De Moscou à Tunis
Dans sa marche vers la « poutinisation » de son régime, Kaïs Saïed ne recule devant rien, et n’écoute personne. Pour museler toute forme d’opposition, le chef de l’Etat tunisien puise dans la boîte à outils de son homologue russe. Les arrestations des personnalités dont le seul tort est de ne pas penser comme lui, s’accélèrent. Avocats, journalistes, magistrats, fonctionnaires, militants anti-racistes, etc. Dans son offensive, Kaïs Saïed a même fait écrouer le patron de la Fédération de natation et le directeur de l’Agence antidopage.

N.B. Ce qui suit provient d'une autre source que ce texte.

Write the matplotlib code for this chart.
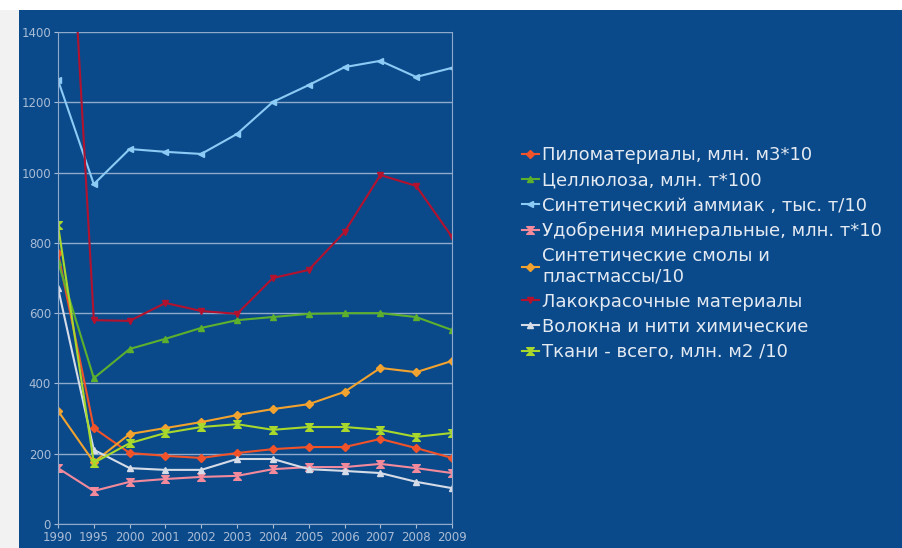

En droite ligne avec sa rhétorique sur « le complot de ceux qui cherchent à repeupler la Tunisie par des populations noires », il vient de lancer une violente charge contre les ONG de soutien aux migrants, les accusant de recevoir d’« énormes sommes d’argent de l’étranger », et qualifiant leurs dirigeants de « traîtres » et d’« agents de l’étranger », une terminologie d’inspiration poutinienne. Comme en Russie, il ne serait pas étonnant qu’il fasse adopter une loi ou une réglementation obligeant ces ONG à se faire immatriculer sous le sceau infamant d’«agent de l’étranger ».

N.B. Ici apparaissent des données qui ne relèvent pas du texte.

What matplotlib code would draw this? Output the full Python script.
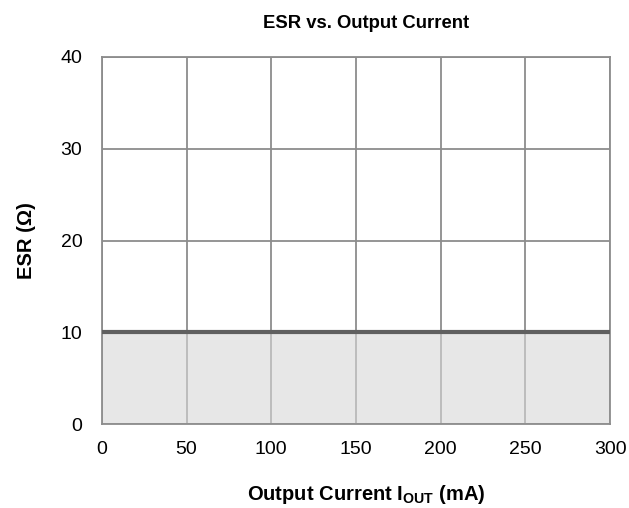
import matplotlib
matplotlib.use('Agg')
import matplotlib.pyplot as plt

plt.rcParams['font.family'] = ['Liberation Sans', 'DejaVu Sans']
plt.rcParams['mathtext.fontset'] = 'custom'
plt.rcParams['mathtext.rm'] = 'Liberation Sans'
plt.rcParams['mathtext.bf'] = 'Liberation Sans:bold'

# data
current_ma = [0, 300]
esr_min = [10, 10]
x_ticks = [0, 50, 100, 150, 200, 250, 300]
y_ticks = [0, 10, 20, 30, 40]

fig = plt.figure(figsize=(6.29, 5.08), dpi=100)
ax = fig.add_axes([0.162, 0.165, 0.808, 0.723])

ax.set_xlim(0, 300)
ax.set_ylim(0, 40)
ax.set_xticks(x_ticks)
ax.set_yticks(y_ticks)
ax.grid(True, color='#8c8c8c', lw=1.3, zorder=1)
ax.set_axisbelow(True)

# shaded stable region sits over the grid, so the grid shows lighter there
ax.fill_between(current_ma, 0, esr_min, color='#d8d8d8', alpha=0.6, lw=0, zorder=2)
ax.plot(current_ma, esr_min, color='#606060', lw=3, zorder=3, solid_capstyle='butt')

for s in ax.spines.values():
    s.set_color('#8c8c8c')
    s.set_linewidth(1.3)
ax.tick_params(length=0, labelsize=14, pad=12)
ax.tick_params(axis='y', pad=14)

ax.set_title('ESR vs. Output Current', fontsize=13.3, fontweight='bold', pad=21, x=0.52)
ax.set_xlabel(r'Output Current $\mathbf{I_{OUT}}$ (mA)', fontsize=14.5, fontweight='bold', labelpad=18)
ax.xaxis.label.set_x(0.52)
ax.set_ylabel('ESR (Ω)', fontsize=14.5, fontweight='bold', labelpad=18)

fig.savefig('out.png', dpi=100)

Face à ce climat de terreur qu’installe Kaïs Saïed, les chancelleries européennes se taisent de peur de fâcher celui auquel elles ont externalisé une partie de la surveillance de l’émigration clandestine vers les côtes italiennes.
Sur le plan politique, le locataire du palais de Carthage (ndlr : siège de la Présidence de la République tunisienne) est en train de tout verrouiller. Il ne veut pas entendre parler d’élection présidentielle censée se tenir en octobre. L’instance chargée d’élections n’a pas publié d’échéancier comme l’y oblige la loi, au moins six mois à l’avance. A Tunis, Kaïs Saïed rêve désormais d’une présidence à vie. Pas sûr que le peuple tunisien le lui concède.